How much time do you spend with your mobile devices? Could you even survive a day without them? Rising figures of sold smartphones and tablets as well as declines in PC sales indicate that our world is becoming more and more mobile. But will our behavior really change to mobile usage only? Let’s have a look on some facts on this topic and on where the future of digital is heading.
Mobile devices are gaining increasing popularity
Smartphones and tablets are overtaking PCs
Mobile has always been much more than just technology. With the huge uptake of smartphones, technology and mobile experience grow closer together. The rise of smartphones and tablets clearly shows that there is a shift from desktop to mobile. While the sales of personal computers have a bearish tendency, the number of sold smartphones and tablets are booming. Especially smartphones are skyrocketing: The annual global sales increased from zero to 600 million within only a few years and in the US the smartphone penetration is already at 60 per cent. The tablet market is a few years behind, but still growing. Also wearables, such as smartwatches and smart glasses, gain increasing popularity.
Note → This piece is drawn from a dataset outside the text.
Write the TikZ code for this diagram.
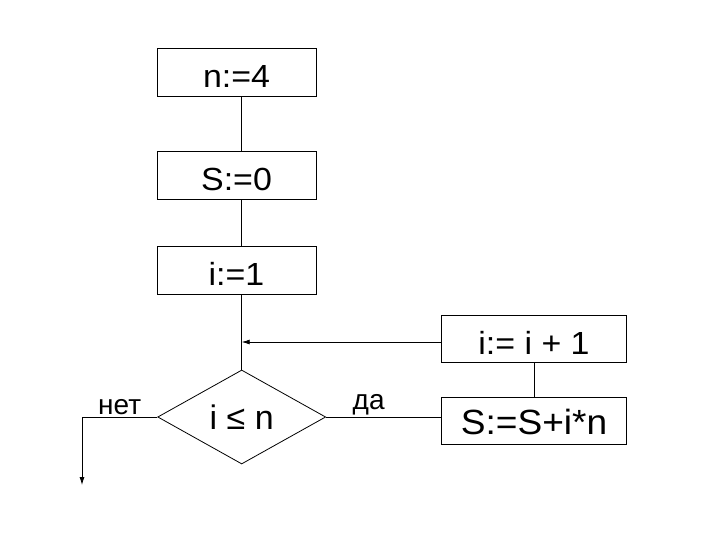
\documentclass[tikz,border=0pt]{standalone}
\usepackage{fontspec}
\setmainfont{Liberation Sans}
\usetikzlibrary{shapes.geometric}
\usetikzlibrary{positioning}
\usetikzlibrary{arrows.meta}

\newcommand{\wide}[1]{\scalebox{1.06}[1]{#1}}

\begin{document}
\begin{tikzpicture}[x=1pt, y=-1pt, line width=0.8pt, >={Latex[length=8pt, width=5pt]},
    box/.style={draw, rectangle, inner sep=0pt, minimum width=159pt, minimum height=48pt, text height=31pt, text depth=0pt, font=\fontsize{32}{38}\selectfont},
    wbox/.style={box, minimum width=185pt, minimum height=47pt},
    cond/.style={draw, diamond, inner sep=0pt, shape aspect=1.8, minimum width=168pt, minimum height=94pt, font=\fontsize{34}{40}\selectfont},
    lbl/.style={font=\fontsize{28}{32}\selectfont, inner sep=2pt}]

      \useasboundingbox (0, 0) rectangle (720, 540);

      % main column
      \node[box] (n4) at (236.5, 72.5) {\wide{n:=4}};
      \node[box] (s0) at (236.5, 175) {\wide{S:=0}};
      \node[box] (i1) at (236.5, 270) {\wide{i:=1}};
      \node[cond] (test) at (241.7, 417) {i ≤ n};

      % loop body
      \node[wbox] (inc) at (534, 338.5) {\wide{i:= i + 1}};
      \node[wbox, text height=27pt, font=\fontsize{35}{40}\selectfont] (sum) at (534, 420.5) {\wide{S:=S+i*n}};

      \coordinate (exit) at (82, 485);

      \draw (test.north |- n4.south) -- (test.north |- s0.north);
      \draw (test.north |- s0.south) -- (test.north |- i1.north);
      \draw (test.north |- i1.south) -- (test.north);

      \draw[->] ([yshift=-3.5pt]inc.west) -- ([yshift=-3.5pt]inc.west -| test.north);
      \draw (inc.south) -- (sum.north);

      \draw (test.east) -- node[lbl, pos=0.37, above] {да} (test.east -| sum.west);
      \draw[->] (test.west) -- node[lbl, above] {нет} (test.west -| exit) -- (exit);
    \end{tikzpicture}
\end{document}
Mobile devices are not just smaller or less powerful than computers – They are another way of thinking and a unique form of media that offer more interactivity. Altogether 3 billion people use the internet worldwide and more and more people already prefer to be online with mobile devices, rather than desktop PCs. Nearly 60 per cent of online devices are now smartphones or tablets. People like you and me have their mobile devices with them all the time and always on.
Changing consumer behavior
This development shows a change in consumer behavior. PCs are only semi-portable, mostly shared or often used at work. Nowadays, before upgrading or buying a new PC people are now rethinking the need of owning a PC and often decide not to purchase a new one. On the other hand, people use their mobile devices individually and mostly for talking, texting, social networking and visiting websites. Things like the address book and pictures are accessible for all apps, push notifications inform on news and the home screen icons make it easy to use and switch between apps – This makes mobile devices more interactive and social.
If we compare the different devices, it is interesting that each device has its own prime time. Computers are preferably used at midday, mobile phones in the afternoon and tablets in the evening. On average, people spend an hour a day with their smartphones and half an hour with their tablet each time they use it. Most important is the simultaneous use of multiple devices and screens. For example while watching TV, people are checking their emails, browse the internet, are active online on social media, searching for information or playing games. In this case the share of PCs is relatively small and overtaken by the boom of smartphones and tablets.
Apps and more
The most popular platforms for mobile devices are still iOS and Android, whereas Android currently is the most dominant one. About 80 per cent of smartphones and 60 per cent of tablets run on Android. However, iPad is a dominant player when it comes to web traffic. Moreover, people love apps. According to a study of Flurry Analytics, the use of apps increased by 115 per cent in 2013. Since 2009 the number of app downloads has risen to 50 billion for Android and 60 billion for iOS. Even though every app category has been showing growth within the last year, the categories messaging & social and utilities & productivity recorded an extraordinary growth. There are over 50 social messaging apps with over a million downloads on the Google Play Store (mysms belongs to this group, too :)). Even though this growth is mainly caused by the biggest messaging apps, it doesn’t mean that these apps enjoy a monopoly. Facebook for example has overtaken the social experience on desktops. But there is no service that has it overtaken on mobile yet. Each app is competing for attention against countless other apps. Users can easily look for their best option which meets their needs best. The criterion which often matters most is which apps or services friends use. It is valuable and convenient for people if they can combine all their needs and friends in one service. However, people still don’t really mind to switch between social apps on mobile.
It seems that our future will be dominated by mobile devices. So the question is: Should you be mobile only? Definitely not. The world is multi-screen, so it’s better to be mobile, too.